The census presents another problem for those who identify as gender nonbinary because when it asks each person to identify as either male or female. Lawyer said that creates “resentment,” and those gender categories don’t work for gender nonbinary-identified.

Lawyer said getting an accurate picture of all of these communities matters because as a nonprofit, the Transgender Resource Center has to use demographic information when applying for grants.

Accurately counting people in the transgender community, the gender nonbinary and LGTBQ who are unhoused also matters because New Mexico stands to lose millions of dollars from the federal government if the population is undercounted.

But also, if these communities are accurately counted, it would be harder for the larger public and policy makers to “dismiss” them, Lawyer said.

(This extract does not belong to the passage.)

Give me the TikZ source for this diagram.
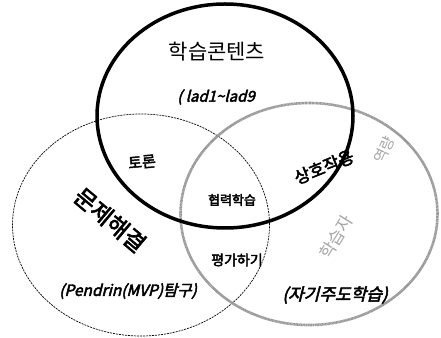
\documentclass[tikz,border=0pt]{standalone}
\usepackage{fontspec}
\usetikzlibrary{shapes.geometric}
\newfontfamily\kr{Noto Sans CJK KR}
\newfontfamily\krb[FakeBold=3]{Noto Sans CJK KR}
\newfontfamily\krbs[FakeBold=3,FakeSlant=0.25]{Noto Sans CJK KR}
\tikzset{
  venn/.style={ellipse, inner sep=0pt, minimum width=257pt, minimum height=222pt},
  lbl/.style={inner sep=0pt, text=black},
  glbl/.style={inner sep=0pt, text=black!35},
}
\begin{document}
\begin{tikzpicture}[x=1pt,y=1pt]
\useasboundingbox (0,0) rectangle (441,337);
\fill[white] (0,0) rectangle (441,337);
% circles
\node[venn, draw=black, line width=0.7pt, dash pattern=on 2pt off 1pt] (left) at (141,112) {};
\node[venn, draw=black!40, line width=2.6pt, dash pattern=on 1pt off 0.4pt] (right) at (309,123) {};
\node[venn, draw=black, line width=3.5pt, minimum width=256pt, minimum height=224pt] (top) at (225,221) {};
% texts
\node[lbl, font=\kr\fontsize{21}{21}\selectfont] (t1) at (217,285) {학습콘텐츠};
\node[lbl, font=\krbs\fontsize{15}{15}\selectfont] (t2) at (216,240) {( lad1{\char"7E}lad9};
\node[lbl, font=\krb\fontsize{15}{15}\selectfont, rotate=5] (t3) at (142,175) {토론};
\node[lbl, font=\krb\fontsize{23}{23}\selectfont, rotate=-40] (t4) at (110,117) {문제해결};
\node[lbl, font=\krbs\fontsize{15.5}{15.5}\selectfont] (t5) at (128,46) {(Pendrin(MVP)탐구)};
\node[lbl, font=\krb\fontsize{13}{13}\selectfont] (t6) at (232,137) {협력학습};
\node[lbl, font=\krb\fontsize{14}{14}\selectfont] (t7) at (237,77) {평가하기};
\node[lbl, font=\krb\fontsize{17}{17}\selectfont, rotate=22] (t8) at (324,170) {상호작용};
\node[lbl, font=\krbs\fontsize{17}{17}\selectfont] (t9) at (335,42) {(자기주도학습)};
\node[glbl, font=\kr\fontsize{17}{17}\selectfont, rotate=58] (t10) at (336,100) {학습자};
\node[glbl, font=\kr\fontsize{15}{15}\selectfont, rotate=65] (t11) at (384,187) {역량};
\end{tikzpicture}
\end{document}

“It helps us do culture shifts,” Lawyer said. “If you know a trans person, you tend to be more open minded.”

Lawyer said the LGBTQ communities pushed to have questions on the 2020 census that would enable people to identify gender orientation and answer other questions, such as if they are transgender.

“If the census would ask that question, we could get a reliable baseline,” Lawyer said. “But this census fell under this administration. People put years and years and years of advocacy on the census but there was no way it would happen this time around.”

But Lawyer said advocates haven’t given up. They have set their sights on 2030.

He asked, “If you don’t ask the question, how do you get the answer?”